Similar questions have been asked but didn't helped me because either they didn't answer my problem, either they answered a specific case of my problem, not helping me prove the most general conclusion. The problem is the following.

Let $D$ be a commutative, integral domain. Prove that for any $a,b\in D$, if both $\text{lcm}(a,b)=:m$ and $\gcd(a,b)=:d$ exist, then $dm$ is an associate of $ab$.

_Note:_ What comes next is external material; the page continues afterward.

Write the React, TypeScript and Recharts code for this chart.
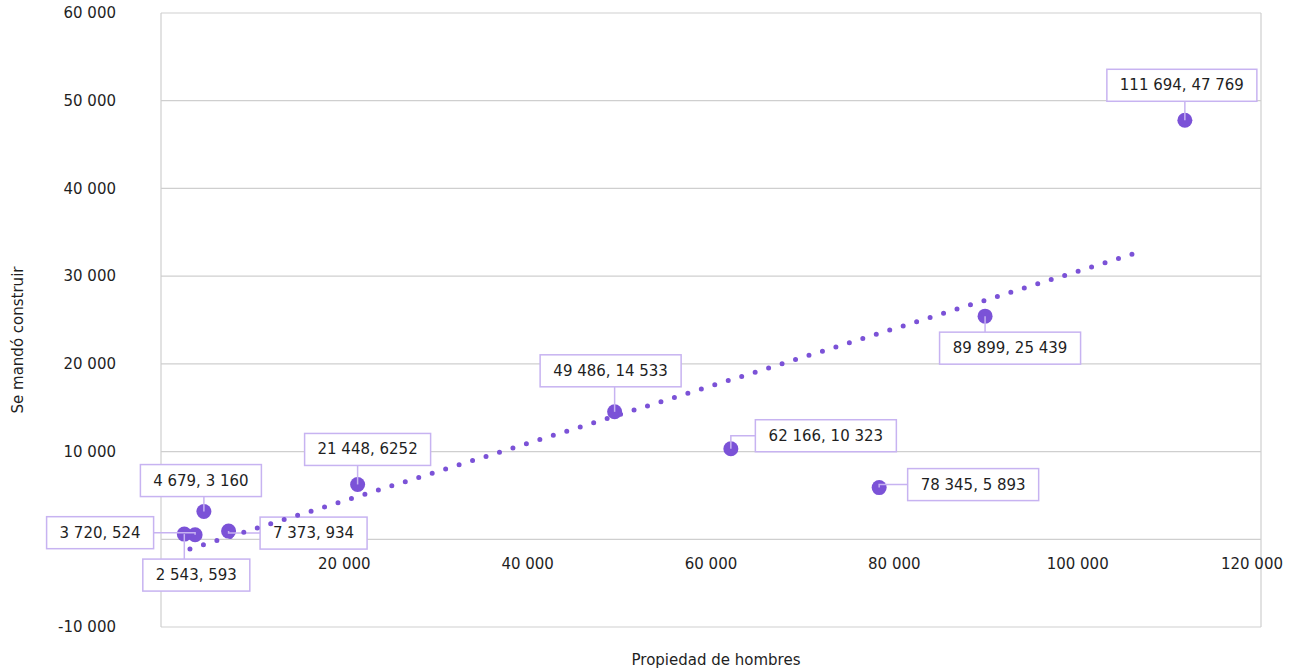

I've been turning around the problem for hours, without success. Noting $a/b$ the element such that $(a/b)b = b (a/b) = a$, the further I've got was that $m = d (b/d) (m/b) = d (a/d) (m/a)$ which in turn implies that $$(b/d) m = (m/d)b$$ $$(a/d) m = (m/d) a$$ $$\Rightarrow (m/d)(b-a) = m(b/d - a/d)$$ where I'm stuck. I was trying to prove that the ideal generated by $ab$ is equal to the one generated by $dm$, or equivalently that $ab|dm,\ dm|ab$. By biggest problem, I guess, is that intuitively I don't see why the conclusion should be true. Thank you in advance for your time.

Answer 1

Following Dietrich Burde's comment to my question, I read the answer he referred me to and I now consider Marc van Leeuwen's answer to be applicable to my question too. Indeed, following his proof$-$that I won't restate here to avoid plagiarism or deteriorate his elegant reasoning$-$we arrive to the equality $$\gcd(a,b)\text{lcm}(a,b) = ab$$ up to a unit factor, i.e. if $m,m'$ and $d,d'$ are respectively two LCMs and two GCDs of $a,b$, then$-$since the ring $D$ under consideration is an integral, commutative domain$-$there are two units $u_m, u_d\in D^*$ such that $d = d' u_d, m = m' u_m$ so $$a b = d m= d' m' u_d u_m$$ whence one must conclude $$(dm) = (ab)$$ which implies any product of a LCM and a GCD of $a$ and $b$ is an associate of $ab$.